You must know that there was a King and Sovereign lord of the great territory of Manzi who was styled FACFUR, so great and puissant a prince, that for vastness of wealth and number of subjects and extent of dominion, there was hardly a greater in all the earth except the Great Khan himself. But the people of his land were anything rather than warriors; all their delight was in women, and naught but women; and so it was above all with the King himself, for he took thought of nothing else but women, unless it were of charity to the poor.
In all his dominion there were no horses; nor were the people ever inured to battle or arms, or military service of any kind. Yet the province of Manzi is very strong by nature, and all the cities are encompassed by sheets of water of great depth, and more than an arblast-shot in width; so that the country never would have been lost, had the people but been soldiers. But that is just what they were not; so lost it was.
Now it came to pass, in the year of Christ’s incarnation, 1268, that the Great Khan, the same that now reigneth, dispatched thither a Baron of his whose name was BAYAN CHINCSAN, which is as much as to say “Bayan Hundred Eyes.” And you must know that the King of Manzi had found in his horoscope that he never should lose his Kingdom except through a man that had an hundred eyes; so he held himself assured in his position, for he could not believe that any man in existence could have an hundred eyes. There, however, he deluded himself, in his ignorance of the name of Bayan.
This Bayan had an immense force of horse and foot entrusted to him by the Great Khan, and with these he entered Manzi, and he had also a great number of boats to carry both horse and food when need should be. And when he, with all his host, entered the territory of Manzi and arrived at this city of COIGANJU–whither we now are got, and of which we shall speak presently–he summoned the people thereof to surrender to the Great Khan; but this they flatly refused. On this Bayan went on to another city, with the same result, and then still went forward; acting thus because he was aware that the Great Khan was dispatching another great host to follow him up.

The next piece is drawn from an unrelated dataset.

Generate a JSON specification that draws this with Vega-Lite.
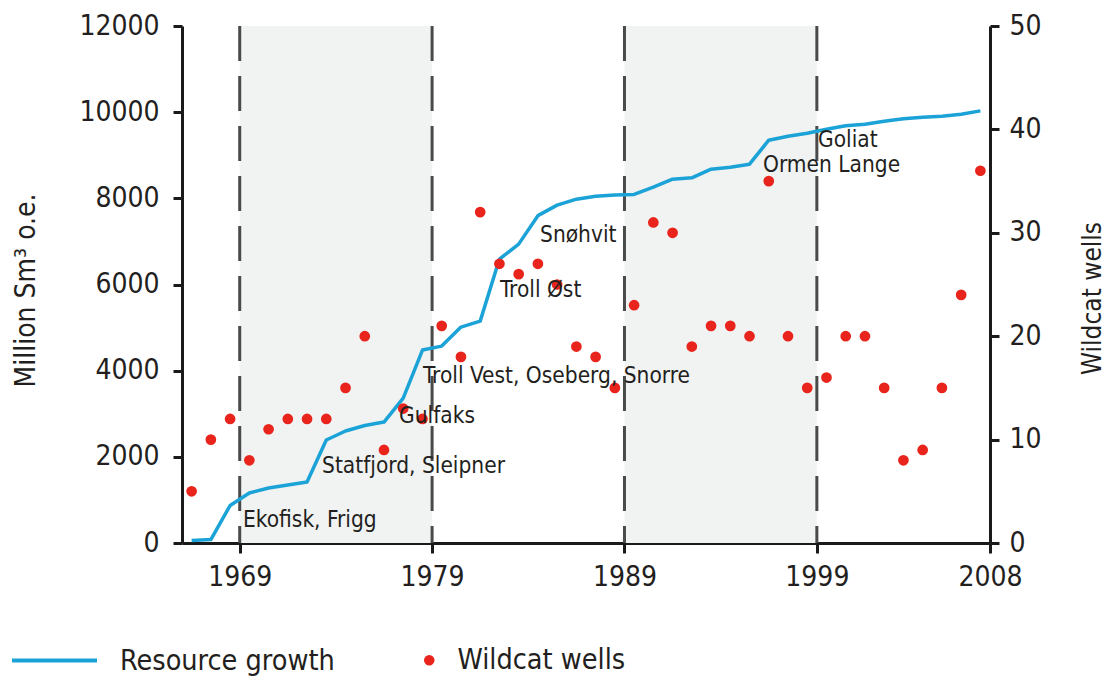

What shall I say then? He advanced to five cities in succession, but got possession of none of them; for he did not wish to engage in besieging them and they would not give themselves up. But when he came to the sixth city he took that by storm, and so with a second, and a third, and a fourth, until he had taken twelve cities in succession. And when he had taken all these he advanced straight against the capital city of the kingdom, which was called KINSAY, and which was the residence of the King and Queen.
And when the King beheld Bayan coming with all his host, he was in great dismay, as one unused to see such sights. So he and a great company of his people got on board a thousand ships and fled to the islands of the Ocean Sea, whilst the Queen who remained behind in the city took all measures in her power for its defence, like a valiant lady.
Now it came to pass that the Queen asked what was the name of the captain of the host, and they told her that it was Bayan Hundred-Eyes. So when she wist that he was styled Hundred-Eyes, she called to mind how their astrologers had foretold that a man of an hundred eyes should strip them of the kingdom. Wherefore she gave herself up to Bayan, and surrendered to him the whole kingdom and all the other cities and fortresses, so that no resistance was made. And in sooth this was a goodly conquest, for there was no realm on earth half so wealthy. The amount that the King used to expend was perfectly marvellous; and as an example I will tell you somewhat of his liberal acts.
In those provinces they are wont to expose their newborn babes; I speak of the poor, who have not the means of bringing them up. But the King used to have all those foundlings taken charge of, and had note made of the signs and planets under which each was born, and then put them out to nurse about the country. And when any rich man was childless he would go to the King and obtain from him as many of these children as he desired. Or, when the children grew up, the King would make up marriages among them, and provide for the couples from his own purse. In this manner he used to provide for some 20,000 boys and girls every year.
I will tell you another thing this King used to do. If he was taking a ride through the city and chanced to see a house that was very small and poor standing among other houses that were fine and large, he would ask why it was so, and they would tell him it belonged to a poor man who had not the means to enlarge it. Then the King would himself supply the means. And thus it came to pass that in all the capital of the kingdom of Manzi, Kinsay by name, you should not see any but fine houses.
This King used to be waited on by more than a thousand young gentlemen and ladies, all clothed in the richest fashion. And he ruled his realm with such justice that no malefactors were to be found therein. The city in fact was so secure that no man closed his doors at night, not even in houses and shops that were full of all sorts of rich merchandize. No one could do justice in the telling to the great riches of that country, and to the good disposition of the people. Now that I have told you about the kingdom, I will go back to the Queen.
You must know that she was conducted to the Great Khan, who gave her an honourable reception, and caused her to be served with all state, like a great lady as she was. But as for the King her husband, he never more did quit the isles of the sea to which he had fled, but died there.